In large-scale resource-constrained wireless networks, such as those prevalent in the Internet of Things (IoT), efficient communication scheduling remains a critical challenge. Among the various approaches, Time Division Multiple Access (TDMA) protocols have been widely adopted for their structured and collision-free communication capabilities. Nevertheless, despite extensive research in this area, current solutions often exhibit suboptimal performance, particularly in dynamic environments where node activity levels fluctuate over time. This paper introduces a novel fully distributed TDMA-based scheduling protocol that intelligently maximizes the utilization of communication resources. The proposed approach adaptively reallocates underutilized time slots, originally assigned to temporarily inactive nodes, to those experiencing higher communication demands. This dynamic reallocation not only improves channel utilization but also reduces idle periods, thereby enhancing overall network efficiency. To further enhance performance, we incorporate a lightweight probabilistic mechanism that governs the temporal leasing of unused slots. This mechanism balances the trade-off between slot availability and transmission reliability, minimizing packet loss while preserving fairness and stability within the network. Simulations across a range of network scenarios demonstrate that our protocol significantly improves throughput, latency, and reliability in resource-constrained environments. These results highlight the protocol's potential as a robust and scalable solution for adaptive and energy-efficient scheduling in next-generation IoT networks.

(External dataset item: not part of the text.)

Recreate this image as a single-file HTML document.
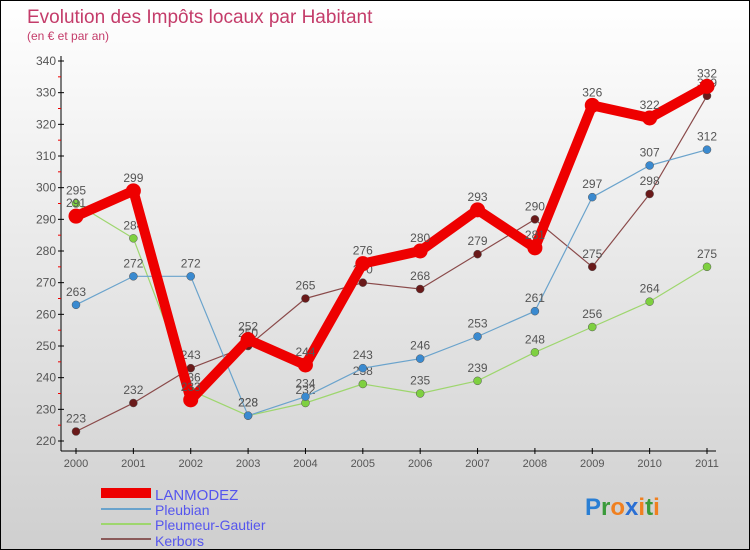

翻译：在资源受限的大规模无线网络（如物联网中普遍存在的网络）中，高效的通信调度仍然是一个关键挑战。在各种方法中，时分多址协议因其结构化且无冲突的通信能力而被广泛采用。然而，尽管该领域已有广泛研究，现有解决方案通常表现出次优性能，尤其是在节点活动水平随时间波动的动态环境中。本文提出了一种新颖的完全分布式、基于时分多址的调度协议，该协议能智能地最大化通信资源的利用率。所提出的方法自适应地将原本分配给暂时不活跃节点的未充分利用的时隙，重新分配给具有更高通信需求的节点。这种动态重新分配不仅提高了信道利用率，还减少了空闲时段，从而提升了整体网络效率。为了进一步提升性能，我们引入了一种轻量级的概率机制来管理未使用时隙的临时租赁。该机制平衡了时隙可用性与传输可靠性之间的权衡，在保持网络内公平性和稳定性的同时，最大限度地减少了数据包丢失。一系列网络场景下的仿真结果表明，我们的协议在资源受限环境中显著提高了吞吐量、降低了延迟并增强了可靠性。这些结果凸显了该协议作为下一代物联网网络中自适应且高能效调度的鲁棒、可扩展解决方案的潜力。